### [Supplied information]
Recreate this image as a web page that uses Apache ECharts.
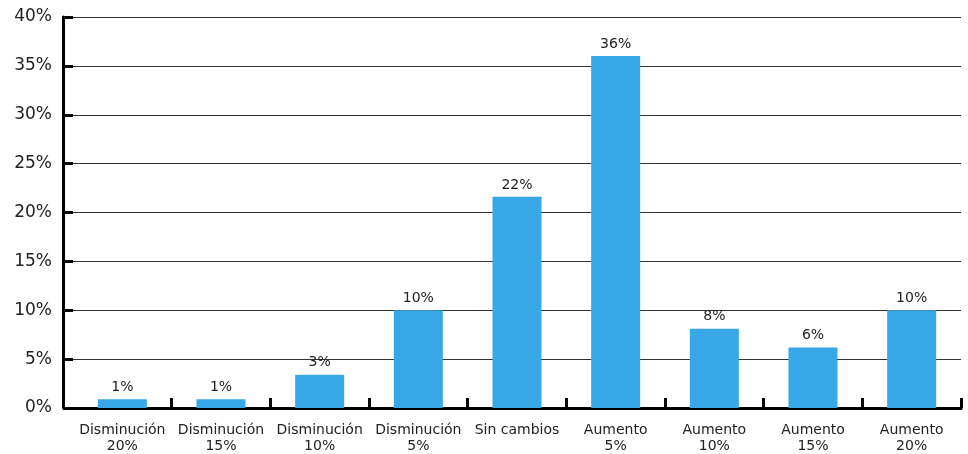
<!DOCTYPE html>
<html>
<head>
<meta charset="utf-8">
<script src="https://cdn.jsdelivr.net/npm/echarts@6/dist/echarts.min.js"></script>
<style>html,body{margin:0;padding:0;background:#fff}#c{width:968px;height:454px}</style>
</head>
<body>
<div id="c"></div>
<script>
const categories = ["Disminución\n20%", "Disminución\n15%", "Disminución\n10%", "Disminución\n5%", "Sin cambios", "Aumento\n5%", "Aumento\n10%", "Aumento\n15%", "Aumento\n20%"];
const values = [0.9, 0.9, 3.4, 10.0, 21.6, 36.0, 8.1, 6.2, 10.0];
const yTicks = [0, 5, 10, 15, 20, 25, 30, 35, 40];

const chart = echarts.init(document.getElementById('c'));
chart.setOption({
  animation: false,
  backgroundColor: '#fff',
  textStyle: { fontFamily: 'DejaVu Sans' },
  grid: { left: 73, right: 7, top: 17, bottom: 44, containLabel: false },
  xAxis: {
    type: 'category',
    data: categories,
    boundaryGap: true,
    axisLine: { show: true, lineStyle: { color: '#000', width: 3 } },
    axisTick: { show: true, inside: true, length: 10, alignWithLabel: false, interval: (i) => i !== 0, lineStyle: { color: '#000', width: 3 } },
    axisLabel: { color: '#222', fontSize: 14, lineHeight: 16, margin: 14, interval: 0, fontFamily: 'DejaVu Sans' }
  },
  yAxis: {
    type: 'value',
    min: yTicks[0],
    max: yTicks[yTicks.length - 1],
    interval: 5,
    offset: 10,
    axisLine: { show: true, lineStyle: { color: '#000', width: 3 } },
    axisTick: { show: true, inside: true, length: 10, lineStyle: { color: '#000', width: 3 } },
    axisLabel: { color: '#222', fontSize: 17, margin: 11, formatter: v => v + '%', fontFamily: 'DejaVu Sans' },
    splitLine: { show: true, lineStyle: { color: '#333', width: 1 } }
  },
  series: [{
    type: 'bar',
    data: values,
    barWidth: 49,
    itemStyle: { color: '#37a7e8' },
    label: {
      show: true,
      position: 'top',
      distance: 5,
      color: '#222',
      fontSize: 14,
      fontFamily: 'DejaVu Sans',
      formatter: p => Math.round(p.value) + '%'
    }
  }]
});
</script>
</body>
</html>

### [What is asked]
Please extract exactly the lines of the data, from the first through the line containing "30, 35, 40];", and add no pictures to the copy.

### [Exercise answer]
Recreate this image as a web page that uses Apache ECharts.
<!DOCTYPE html>
<html>
<head>
<meta charset="utf-8">
<script src="https://cdn.jsdelivr.net/npm/echarts@6/dist/echarts.min.js"></script>
<style>html,body{margin:0;padding:0;background:#fff}#c{width:968px;height:454px}</style>
</head>
<body>
<div id="c"></div>
<script>
const categories = ["Disminución\n20%", "Disminución\n15%", "Disminución\n10%", "Disminución\n5%", "Sin cambios", "Aumento\n5%", "Aumento\n10%", "Aumento\n15%", "Aumento\n20%"];
const values = [0.9, 0.9, 3.4, 10.0, 21.6, 36.0, 8.1, 6.2, 10.0];
const yTicks = [0, 5, 10, 15, 20, 25, 30, 35, 40];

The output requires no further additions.